§ **Your goal**: Begin at the top of the entries below and write out every line through the one containing "58.9, 55.2, 49.8]", excluding pictures.

Extracted records:
###

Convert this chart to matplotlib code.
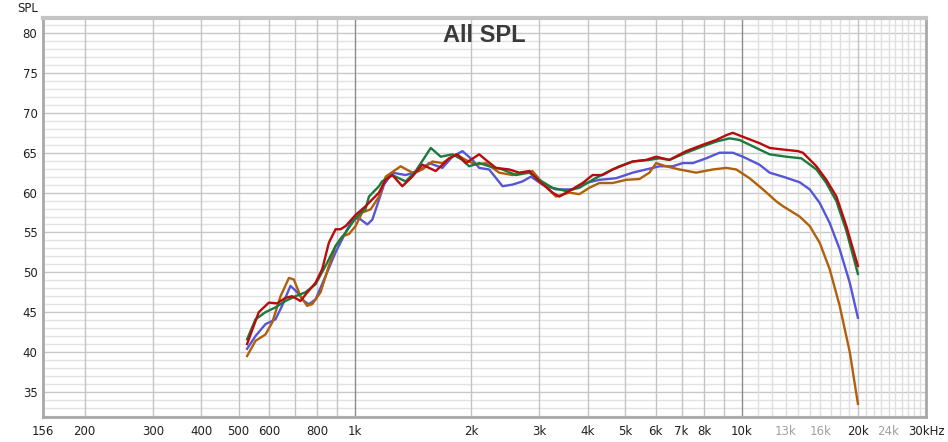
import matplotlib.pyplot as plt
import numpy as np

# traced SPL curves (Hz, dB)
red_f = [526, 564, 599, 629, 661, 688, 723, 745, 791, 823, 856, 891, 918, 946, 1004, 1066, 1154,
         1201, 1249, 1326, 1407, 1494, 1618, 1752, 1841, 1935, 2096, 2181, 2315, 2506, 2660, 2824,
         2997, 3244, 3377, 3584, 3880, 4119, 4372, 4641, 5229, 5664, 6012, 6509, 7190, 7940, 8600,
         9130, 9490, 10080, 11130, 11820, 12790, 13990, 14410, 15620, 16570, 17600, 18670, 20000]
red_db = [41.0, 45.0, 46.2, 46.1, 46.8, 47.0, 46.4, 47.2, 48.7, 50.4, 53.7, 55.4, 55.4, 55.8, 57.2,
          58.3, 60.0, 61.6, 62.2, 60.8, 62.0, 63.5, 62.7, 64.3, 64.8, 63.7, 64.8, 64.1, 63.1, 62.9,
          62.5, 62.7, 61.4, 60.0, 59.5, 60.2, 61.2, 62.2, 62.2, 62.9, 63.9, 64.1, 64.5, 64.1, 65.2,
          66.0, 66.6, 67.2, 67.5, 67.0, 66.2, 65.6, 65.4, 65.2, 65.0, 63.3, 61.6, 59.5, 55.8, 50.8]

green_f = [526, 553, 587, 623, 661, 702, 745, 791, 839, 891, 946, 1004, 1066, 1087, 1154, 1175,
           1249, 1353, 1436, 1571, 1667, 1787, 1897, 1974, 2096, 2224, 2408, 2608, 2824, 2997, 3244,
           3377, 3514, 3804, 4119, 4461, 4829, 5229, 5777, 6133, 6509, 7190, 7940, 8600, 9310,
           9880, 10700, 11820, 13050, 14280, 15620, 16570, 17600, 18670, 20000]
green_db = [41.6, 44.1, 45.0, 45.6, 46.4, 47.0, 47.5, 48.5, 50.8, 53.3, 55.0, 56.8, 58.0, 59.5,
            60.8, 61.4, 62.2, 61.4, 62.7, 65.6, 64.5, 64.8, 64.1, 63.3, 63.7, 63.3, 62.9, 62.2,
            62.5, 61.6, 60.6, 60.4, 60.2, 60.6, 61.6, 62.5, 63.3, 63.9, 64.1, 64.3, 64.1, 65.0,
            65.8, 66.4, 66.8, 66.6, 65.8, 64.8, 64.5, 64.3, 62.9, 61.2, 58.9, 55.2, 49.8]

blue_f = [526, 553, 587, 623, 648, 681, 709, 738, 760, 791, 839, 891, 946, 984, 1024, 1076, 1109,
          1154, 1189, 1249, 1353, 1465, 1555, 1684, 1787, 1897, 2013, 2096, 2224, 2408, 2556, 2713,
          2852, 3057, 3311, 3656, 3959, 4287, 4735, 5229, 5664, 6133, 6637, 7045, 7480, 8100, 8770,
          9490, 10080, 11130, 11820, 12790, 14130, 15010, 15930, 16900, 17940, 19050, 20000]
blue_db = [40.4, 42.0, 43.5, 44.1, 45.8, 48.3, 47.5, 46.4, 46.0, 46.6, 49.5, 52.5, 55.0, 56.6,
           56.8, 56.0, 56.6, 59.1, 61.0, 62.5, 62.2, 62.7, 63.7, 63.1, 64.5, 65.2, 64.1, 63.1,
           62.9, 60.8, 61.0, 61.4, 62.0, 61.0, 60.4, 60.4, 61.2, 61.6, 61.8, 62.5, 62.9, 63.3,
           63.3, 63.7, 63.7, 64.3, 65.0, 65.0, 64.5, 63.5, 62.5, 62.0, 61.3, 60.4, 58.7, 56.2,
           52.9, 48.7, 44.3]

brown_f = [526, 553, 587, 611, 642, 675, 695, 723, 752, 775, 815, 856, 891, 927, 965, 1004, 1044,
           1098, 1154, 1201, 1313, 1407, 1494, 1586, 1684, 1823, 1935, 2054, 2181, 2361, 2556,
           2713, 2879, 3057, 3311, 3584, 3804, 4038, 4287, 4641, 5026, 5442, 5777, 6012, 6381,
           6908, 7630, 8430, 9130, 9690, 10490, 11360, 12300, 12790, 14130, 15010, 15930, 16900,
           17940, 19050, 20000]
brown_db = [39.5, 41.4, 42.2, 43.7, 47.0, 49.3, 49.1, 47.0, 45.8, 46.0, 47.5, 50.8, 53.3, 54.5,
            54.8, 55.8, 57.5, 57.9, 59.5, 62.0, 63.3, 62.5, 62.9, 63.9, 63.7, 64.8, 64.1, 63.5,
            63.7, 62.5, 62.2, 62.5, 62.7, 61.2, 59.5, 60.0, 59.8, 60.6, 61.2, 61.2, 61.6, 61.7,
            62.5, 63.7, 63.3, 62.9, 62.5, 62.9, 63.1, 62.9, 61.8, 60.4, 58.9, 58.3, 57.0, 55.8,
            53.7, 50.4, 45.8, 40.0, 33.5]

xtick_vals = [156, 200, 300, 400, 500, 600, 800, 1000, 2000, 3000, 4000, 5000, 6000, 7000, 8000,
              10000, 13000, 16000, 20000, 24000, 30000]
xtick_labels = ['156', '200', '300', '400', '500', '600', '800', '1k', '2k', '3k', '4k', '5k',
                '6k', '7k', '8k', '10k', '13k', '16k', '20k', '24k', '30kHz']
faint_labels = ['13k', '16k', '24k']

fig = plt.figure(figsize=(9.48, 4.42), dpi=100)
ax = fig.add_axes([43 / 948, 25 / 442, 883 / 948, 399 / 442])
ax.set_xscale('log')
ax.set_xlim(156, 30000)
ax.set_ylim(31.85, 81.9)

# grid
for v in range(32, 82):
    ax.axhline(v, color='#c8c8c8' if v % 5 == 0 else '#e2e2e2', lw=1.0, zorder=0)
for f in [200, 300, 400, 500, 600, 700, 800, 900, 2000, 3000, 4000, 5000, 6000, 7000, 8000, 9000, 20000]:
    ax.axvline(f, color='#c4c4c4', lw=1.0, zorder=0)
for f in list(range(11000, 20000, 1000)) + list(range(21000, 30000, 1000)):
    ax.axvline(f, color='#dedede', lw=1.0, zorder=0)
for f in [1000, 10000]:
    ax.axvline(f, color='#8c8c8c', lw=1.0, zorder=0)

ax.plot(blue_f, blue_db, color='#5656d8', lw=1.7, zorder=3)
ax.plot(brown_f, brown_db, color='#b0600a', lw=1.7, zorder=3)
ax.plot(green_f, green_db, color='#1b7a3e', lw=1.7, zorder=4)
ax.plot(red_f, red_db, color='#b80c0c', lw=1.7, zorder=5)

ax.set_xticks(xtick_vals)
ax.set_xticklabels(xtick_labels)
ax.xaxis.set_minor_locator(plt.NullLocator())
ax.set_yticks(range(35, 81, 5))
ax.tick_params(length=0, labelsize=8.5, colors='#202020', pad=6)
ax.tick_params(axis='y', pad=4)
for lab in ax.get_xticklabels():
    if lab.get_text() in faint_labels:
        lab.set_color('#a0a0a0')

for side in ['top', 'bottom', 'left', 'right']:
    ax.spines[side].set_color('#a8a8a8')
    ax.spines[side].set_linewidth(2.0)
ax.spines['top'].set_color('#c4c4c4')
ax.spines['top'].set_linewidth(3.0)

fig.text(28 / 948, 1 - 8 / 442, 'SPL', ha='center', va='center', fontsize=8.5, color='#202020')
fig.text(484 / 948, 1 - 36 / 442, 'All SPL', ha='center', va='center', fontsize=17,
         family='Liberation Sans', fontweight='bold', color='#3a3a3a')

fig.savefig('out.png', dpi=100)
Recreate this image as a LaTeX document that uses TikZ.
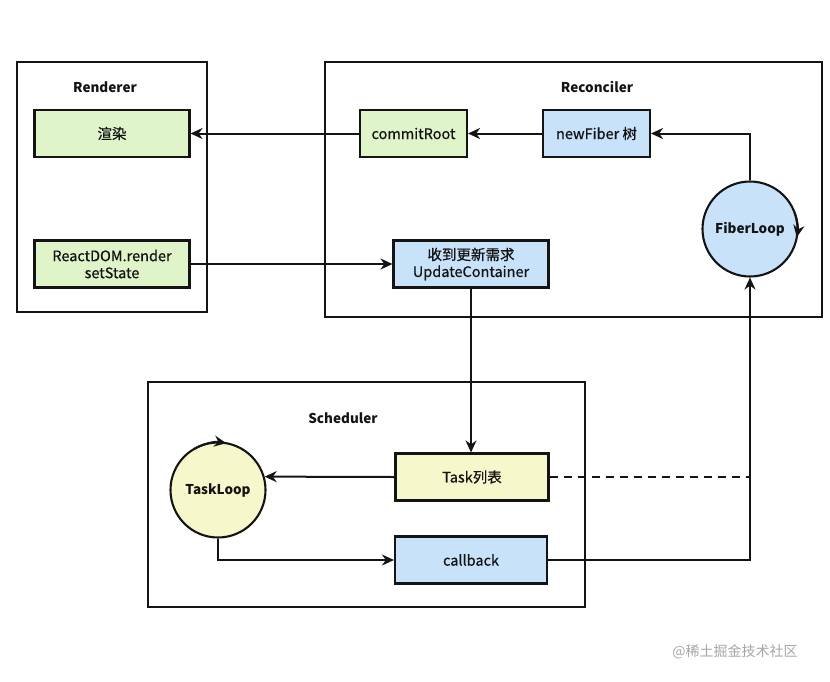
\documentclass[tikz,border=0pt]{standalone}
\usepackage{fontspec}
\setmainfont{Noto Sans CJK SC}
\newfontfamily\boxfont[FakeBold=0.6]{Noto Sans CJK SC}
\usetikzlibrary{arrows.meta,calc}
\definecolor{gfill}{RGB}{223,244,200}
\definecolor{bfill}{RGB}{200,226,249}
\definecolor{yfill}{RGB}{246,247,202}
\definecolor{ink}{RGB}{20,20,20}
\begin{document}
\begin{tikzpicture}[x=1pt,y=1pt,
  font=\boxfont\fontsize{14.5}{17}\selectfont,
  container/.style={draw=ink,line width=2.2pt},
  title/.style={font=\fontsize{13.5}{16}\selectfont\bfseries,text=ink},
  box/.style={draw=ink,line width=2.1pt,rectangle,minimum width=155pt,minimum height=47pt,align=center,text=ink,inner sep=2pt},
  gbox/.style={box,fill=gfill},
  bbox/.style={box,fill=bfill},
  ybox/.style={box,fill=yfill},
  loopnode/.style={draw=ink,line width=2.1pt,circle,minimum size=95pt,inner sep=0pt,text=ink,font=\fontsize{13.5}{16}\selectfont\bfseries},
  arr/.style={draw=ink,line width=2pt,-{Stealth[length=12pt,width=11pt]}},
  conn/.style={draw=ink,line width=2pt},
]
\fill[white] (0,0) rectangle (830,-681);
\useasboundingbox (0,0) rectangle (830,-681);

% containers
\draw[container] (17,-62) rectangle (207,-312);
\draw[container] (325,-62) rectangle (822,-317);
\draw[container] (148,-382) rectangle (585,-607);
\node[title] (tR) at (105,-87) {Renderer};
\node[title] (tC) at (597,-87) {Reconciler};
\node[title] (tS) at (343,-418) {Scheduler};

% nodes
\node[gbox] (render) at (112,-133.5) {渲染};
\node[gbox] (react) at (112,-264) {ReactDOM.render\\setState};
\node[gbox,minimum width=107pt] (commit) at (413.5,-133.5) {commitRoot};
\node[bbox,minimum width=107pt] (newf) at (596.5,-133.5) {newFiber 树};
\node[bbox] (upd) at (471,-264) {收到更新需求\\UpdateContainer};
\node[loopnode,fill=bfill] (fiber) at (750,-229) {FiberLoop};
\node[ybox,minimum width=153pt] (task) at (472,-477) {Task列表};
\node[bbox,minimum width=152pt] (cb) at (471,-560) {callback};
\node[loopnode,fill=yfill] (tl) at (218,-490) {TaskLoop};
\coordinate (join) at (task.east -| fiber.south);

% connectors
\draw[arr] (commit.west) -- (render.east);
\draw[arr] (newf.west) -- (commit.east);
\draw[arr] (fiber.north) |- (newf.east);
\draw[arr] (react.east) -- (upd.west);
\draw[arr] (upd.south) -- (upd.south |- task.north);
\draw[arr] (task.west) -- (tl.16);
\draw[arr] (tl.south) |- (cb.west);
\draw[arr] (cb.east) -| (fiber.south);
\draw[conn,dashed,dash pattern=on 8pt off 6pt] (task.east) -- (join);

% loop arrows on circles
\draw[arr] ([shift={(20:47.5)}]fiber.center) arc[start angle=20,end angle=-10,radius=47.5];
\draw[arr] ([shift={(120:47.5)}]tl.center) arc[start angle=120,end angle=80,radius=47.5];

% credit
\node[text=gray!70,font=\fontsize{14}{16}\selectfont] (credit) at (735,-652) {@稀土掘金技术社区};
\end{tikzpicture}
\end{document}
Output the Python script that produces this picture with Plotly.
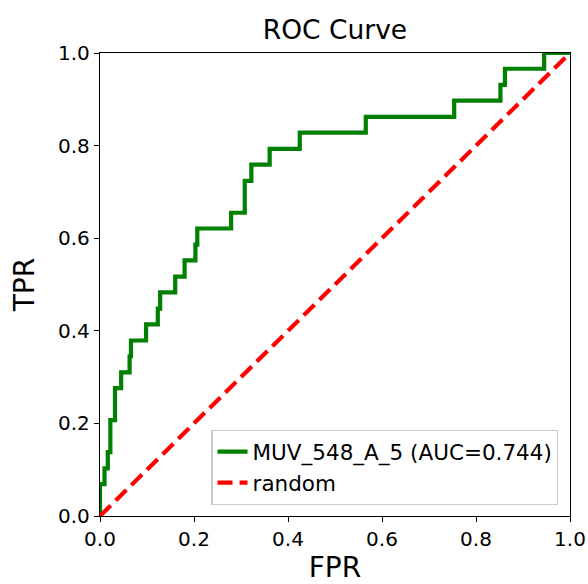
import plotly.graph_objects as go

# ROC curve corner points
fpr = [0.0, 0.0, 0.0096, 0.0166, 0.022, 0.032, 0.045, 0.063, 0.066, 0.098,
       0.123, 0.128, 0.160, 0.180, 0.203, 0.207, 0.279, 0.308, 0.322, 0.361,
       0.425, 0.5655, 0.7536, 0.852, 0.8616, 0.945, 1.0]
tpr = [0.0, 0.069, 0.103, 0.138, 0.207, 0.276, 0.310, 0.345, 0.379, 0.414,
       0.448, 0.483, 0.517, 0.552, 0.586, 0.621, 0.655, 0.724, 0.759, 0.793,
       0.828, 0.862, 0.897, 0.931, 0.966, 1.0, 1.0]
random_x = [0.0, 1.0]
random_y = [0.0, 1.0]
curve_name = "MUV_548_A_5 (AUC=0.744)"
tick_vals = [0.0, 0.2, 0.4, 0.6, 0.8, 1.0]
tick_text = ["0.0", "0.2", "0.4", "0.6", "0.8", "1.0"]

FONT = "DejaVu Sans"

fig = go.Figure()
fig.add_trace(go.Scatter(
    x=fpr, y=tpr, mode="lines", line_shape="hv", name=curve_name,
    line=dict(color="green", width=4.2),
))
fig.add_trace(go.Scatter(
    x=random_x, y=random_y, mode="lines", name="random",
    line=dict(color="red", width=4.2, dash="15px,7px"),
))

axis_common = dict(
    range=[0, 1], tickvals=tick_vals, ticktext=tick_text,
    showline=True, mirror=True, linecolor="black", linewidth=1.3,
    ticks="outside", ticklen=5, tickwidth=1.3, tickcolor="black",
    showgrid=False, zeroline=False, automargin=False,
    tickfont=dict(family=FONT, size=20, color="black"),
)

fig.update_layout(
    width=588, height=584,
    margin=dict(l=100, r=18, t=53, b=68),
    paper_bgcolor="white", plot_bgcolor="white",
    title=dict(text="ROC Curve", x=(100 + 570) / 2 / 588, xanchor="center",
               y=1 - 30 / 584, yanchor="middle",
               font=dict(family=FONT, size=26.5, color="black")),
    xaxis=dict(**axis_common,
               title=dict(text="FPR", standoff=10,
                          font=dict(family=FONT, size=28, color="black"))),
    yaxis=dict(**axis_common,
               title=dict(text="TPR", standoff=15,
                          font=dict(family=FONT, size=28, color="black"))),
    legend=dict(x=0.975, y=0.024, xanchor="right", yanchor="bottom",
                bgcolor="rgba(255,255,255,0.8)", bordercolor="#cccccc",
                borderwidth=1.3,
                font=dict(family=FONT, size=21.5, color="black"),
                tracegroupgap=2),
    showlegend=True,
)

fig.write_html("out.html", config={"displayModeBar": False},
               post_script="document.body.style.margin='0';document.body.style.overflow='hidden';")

###

§ **Answer to this task**:
Convert this chart to matplotlib code.
import matplotlib.pyplot as plt
import numpy as np

# traced SPL curves (Hz, dB)
red_f = [526, 564, 599, 629, 661, 688, 723, 745, 791, 823, 856, 891, 918, 946, 1004, 1066, 1154,
         1201, 1249, 1326, 1407, 1494, 1618, 1752, 1841, 1935, 2096, 2181, 2315, 2506, 2660, 2824,
         2997, 3244, 3377, 3584, 3880, 4119, 4372, 4641, 5229, 5664, 6012, 6509, 7190, 7940, 8600,
         9130, 9490, 10080, 11130, 11820, 12790, 13990, 14410, 15620, 16570, 17600, 18670, 20000]
red_db = [41.0, 45.0, 46.2, 46.1, 46.8, 47.0, 46.4, 47.2, 48.7, 50.4, 53.7, 55.4, 55.4, 55.8, 57.2,
          58.3, 60.0, 61.6, 62.2, 60.8, 62.0, 63.5, 62.7, 64.3, 64.8, 63.7, 64.8, 64.1, 63.1, 62.9,
          62.5, 62.7, 61.4, 60.0, 59.5, 60.2, 61.2, 62.2, 62.2, 62.9, 63.9, 64.1, 64.5, 64.1, 65.2,
          66.0, 66.6, 67.2, 67.5, 67.0, 66.2, 65.6, 65.4, 65.2, 65.0, 63.3, 61.6, 59.5, 55.8, 50.8]

green_f = [526, 553, 587, 623, 661, 702, 745, 791, 839, 891, 946, 1004, 1066, 1087, 1154, 1175,
           1249, 1353, 1436, 1571, 1667, 1787, 1897, 1974, 2096, 2224, 2408, 2608, 2824, 2997, 3244,
           3377, 3514, 3804, 4119, 4461, 4829, 5229, 5777, 6133, 6509, 7190, 7940, 8600, 9310,
           9880, 10700, 11820, 13050, 14280, 15620, 16570, 17600, 18670, 20000]
green_db = [41.6, 44.1, 45.0, 45.6, 46.4, 47.0, 47.5, 48.5, 50.8, 53.3, 55.0, 56.8, 58.0, 59.5,
            60.8, 61.4, 62.2, 61.4, 62.7, 65.6, 64.5, 64.8, 64.1, 63.3, 63.7, 63.3, 62.9, 62.2,
            62.5, 61.6, 60.6, 60.4, 60.2, 60.6, 61.6, 62.5, 63.3, 63.9, 64.1, 64.3, 64.1, 65.0,
            65.8, 66.4, 66.8, 66.6, 65.8, 64.8, 64.5, 64.3, 62.9, 61.2, 58.9, 55.2, 49.8]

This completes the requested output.